Automation use cases that close reporting gaps faster
Embedded reporting becomes more valuable when paired with operational automation. Instead of only showing lagging indicators, the platform can trigger actions when thresholds are breached. For example, if a fixed-fee project margin drops below target, the system can alert the practice lead, open a review task, and flag pending scope changes. If time approval delays threaten month-end billing, the platform can escalate reminders to managers and finance.
AI-assisted analytics can further improve response speed by summarizing anomalies, forecasting utilization gaps, and identifying accounts where delivery issues may affect renewals. In a recurring revenue environment, this matters because service quality directly influences retention, upsell timing, and customer lifetime value. Embedded reporting should therefore be designed as part of a closed-loop operating system, not as a passive dashboard layer.
Governance recommendations for executives and SaaS operators
Executive teams should treat embedded reporting as a governance program with product, finance, delivery, and data ownership. The first step is to define a controlled KPI dictionary. Terms such as utilization, backlog, gross margin, active client, and recurring revenue must have one approved definition across the business. Without this, embedded dashboards simply accelerate disagreement.
Second, firms should align reporting access to operating roles. Consultants need task-level visibility. Practice leaders need team economics. Finance needs audit-ready drill-down. Partners and resellers may need portfolio-level views without access to underlying customer-sensitive transactions. Role-based design is essential for both compliance and usability.

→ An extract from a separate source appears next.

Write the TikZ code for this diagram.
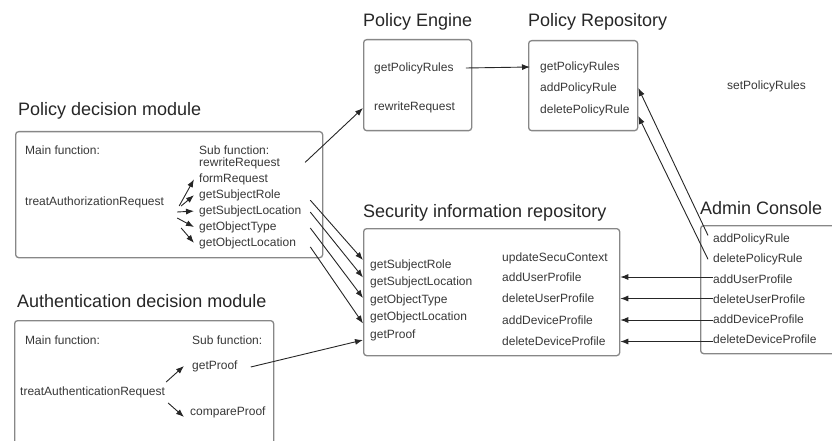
\documentclass[tikz,border=0pt]{standalone}
\usepackage{fontspec}
\setmainfont{Liberation Sans}
\usepackage{xcolor}
\usetikzlibrary{arrows.meta}

\definecolor{boxgray}{RGB}{135,135,135}
\definecolor{txtgray}{RGB}{55,55,55}

\tikzset{
  lbl/.style={anchor=west, inner sep=0pt, text=txtgray, font=\fontsize{12}{14}\selectfont},
  ttl/.style={anchor=west, inner sep=0pt, text=black!85, font=\fontsize{18}{21}\selectfont},
  modbox/.style={draw=boxgray, line width=1.3pt, rounded corners=3pt, anchor=north west, inner sep=0pt},
  conn/.style={draw=black!85, line width=0.9pt, -{Latex[length=8pt,width=6pt]}}
}

\begin{document}
\begin{tikzpicture}[x=1pt,y=-1pt]

\useasboundingbox (0,0) rectangle (832,441);

% Policy decision module
\node[ttl] (pdTitle) at (18,111) {Policy decision module};
\node[modbox, minimum width=307pt, minimum height=126pt] (pd) at (15,131) {};
\node[lbl] (pdMain) at (25,150) {Main function:};
\node[lbl] (pdSub) at (199,150) {Sub function:};
\node[lbl] (pdTreat) at (25,202) {treatAuthorizationRequest};
\foreach \nm/\txt [count=\i] in {Rewrite/rewriteRequest, Form/formRequest, Role/getSubjectRole, SLoc/getSubjectLocation, OType/getObjectType, OLoc/getObjectLocation}
  \node[lbl] (pd\nm) at (199,147.5+15.9*\i) {\txt};

% Policy Engine
\node[ttl] (peTitle) at (363,22) {Policy Engine};
\node[modbox, minimum width=108pt, minimum height=91pt] (pe) at (363,39) {};
\node[lbl] (peGet) at (374,68) {getPolicyRules};
\node[lbl] (peRewrite) at (374,107) {rewriteRequest};

% Policy Repository
\node[ttl] (prTitle) at (528,22) {Policy Repository};
\node[modbox, minimum width=109pt, minimum height=90pt] (pr) at (528,40) {};
\node[lbl] (prGet) at (540,67) {getPolicyRules};
\node[lbl] (prAdd) at (540,88) {addPolicyRule};
\node[lbl] (prDel) at (540,110) {deletePolicyRule};
\node[lbl] (prSet) at (727,86) {setPolicyRules};

% Security information repository
\node[ttl] (sirTitle) at (363,213) {Security information repository};
\node[modbox, minimum width=256pt, minimum height=127pt] (sir) at (363,228) {};
\foreach \nm/\txt [count=\i] in {Role/getSubjectRole, SLoc/getSubjectLocation, OType/getObjectType, OLoc/getObjectLocation, Proof/getProof}
  \node[lbl] (sir\nm) at (370,247.5+17.5*\i) {\txt};
\node[lbl] (sirCtx) at (502,258) {updateSecuContext};
\foreach \nm/\txt [count=\i] in {AddUser/addUserProfile, DelUser/deleteUserProfile, AddDev/addDeviceProfile, DelDev/deleteDeviceProfile}
  \node[lbl] (sir\nm) at (502,255.5+21.5*\i) {\txt};

% Admin Console
\node[ttl] (acTitle) at (700,208) {Admin Console};
\node[modbox, minimum width=150pt, minimum height=128pt] (ac) at (700,225) {};
\foreach \nm/\txt [count=\i] in {AddRule/addPolicyRule, DelRule/deletePolicyRule, AddUser/addUserProfile, DelUser/deleteUserProfile, AddDev/addDeviceProfile, DelDev/deleteDeviceProfile}
  \node[lbl] (ac\nm) at (713,219.5+19.9*\i) {\txt};

% Authentication decision module
\node[ttl] (adTitle) at (17,301) {Authentication decision module};
\node[modbox, minimum width=259pt, minimum height=140pt] (ad) at (14,320) {};
\node[lbl] (adMain) at (25,340) {Main function:};
\node[lbl] (adSub) at (192,340) {Sub function:};
\node[lbl] (adProof) at (192,366) {getProof};
\node[lbl] (adTreat) at (20,392) {treatAuthenticationRequest};
\node[lbl] (adCompare) at (190,412) {compareProof};

% Main function to sub functions
\foreach \tgt/\dx/\dy in {Form/15/4, Role/17/4, SLoc/13/10, OType/13/16, OLoc/17/26}
  \draw[conn] ([xshift=\dx pt, yshift=-\dy pt]pdTreat.east) -- ([xshift=-5pt]pd\tgt.west);
\draw[conn] ([xshift=1pt, yshift=10pt]adTreat.east) -- ([xshift=-8pt]adProof.west);
\draw[conn] ([xshift=3pt, yshift=-11pt]adTreat.east) -- ([xshift=-6pt, yshift=-5pt]adCompare.west);

% Calls between modules
\draw[conn] ([xshift=25pt, yshift=1pt]pdRewrite.east) -- ([yshift=-1pt]pe.west |- peRewrite);
\draw[conn] ([xshift=12pt]peGet.east) -- ([xshift=-10pt]prGet.west);
\foreach \nm/\sy/\ty in {Role/-5/5, SLoc/-1/5, OType/-1/2, OLoc/-4/-6}
  \draw[conn] ([xshift=-13pt, yshift=\sy pt]pd.east |- pd\nm) -- ([yshift=\ty pt]sir.west |- sir\nm);
\draw[conn] ([xshift=13pt, yshift=-1pt]adProof.east) -- ([yshift=-5pt]sir.west |- sirProof);

% Admin Console to repositories
\draw[conn] ([xshift=-5pt, yshift=4pt]acAddRule.west) -- (pr.east |- prAdd);
\draw[conn] ([xshift=-5pt]acDelRule.west) -- ([yshift=-6pt]pr.east |- prDel);
\foreach \nm in {AddUser, DelUser, AddDev, DelDev}
  \draw[conn] (ac\nm.west |- sir\nm) -- (sir.east |- sir\nm); % to profile ops

\end{tikzpicture}
\end{document}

Third, governance should include release management for metrics and dashboards. As pricing models, service lines, and revenue recognition rules evolve, reporting logic must be versioned and tested like product code. This is particularly important for OEM and white-label environments where one reporting change can affect many downstream customers or partners.
Implementation and onboarding approach
The most effective implementations start with a narrow operational scope and expand in phases. Phase one usually covers utilization, project margin, unbilled work, and invoice readiness because these metrics produce fast financial impact. Phase two often adds recurring revenue visibility, renewal risk, and customer profitability. Phase three extends into partner analytics, benchmark reporting, and AI-assisted forecasting.
Onboarding should include data mapping workshops, KPI sign-off, workflow trigger design, and role-based dashboard training. For white-label ERP partners, a reusable deployment template is critical. It reduces implementation time, standardizes governance, and supports a recurring managed analytics offering rather than one-off report customization.
Success metrics should be operational, not cosmetic. Firms should measure reduction in billing delays, improvement in utilization accuracy, faster margin issue detection, lower manual reporting effort, and stronger renewal forecasting. These outcomes demonstrate whether embedded reporting is actually closing data gaps rather than simply visualizing them.
Executive takeaway
Professional services firms do not need more disconnected dashboards. They need embedded SaaS reporting that connects delivery execution, financial control, and recurring revenue strategy inside the systems where work happens. For software vendors, this creates a defensible OEM and white-label growth path. For ERP partners, it creates scalable recurring revenue services. For operators, it creates faster decisions, tighter governance, and better margin protection.
The firms that close reporting gaps first will be better positioned to scale hybrid services models, standardize partner delivery, and turn operational data into a productized advantage.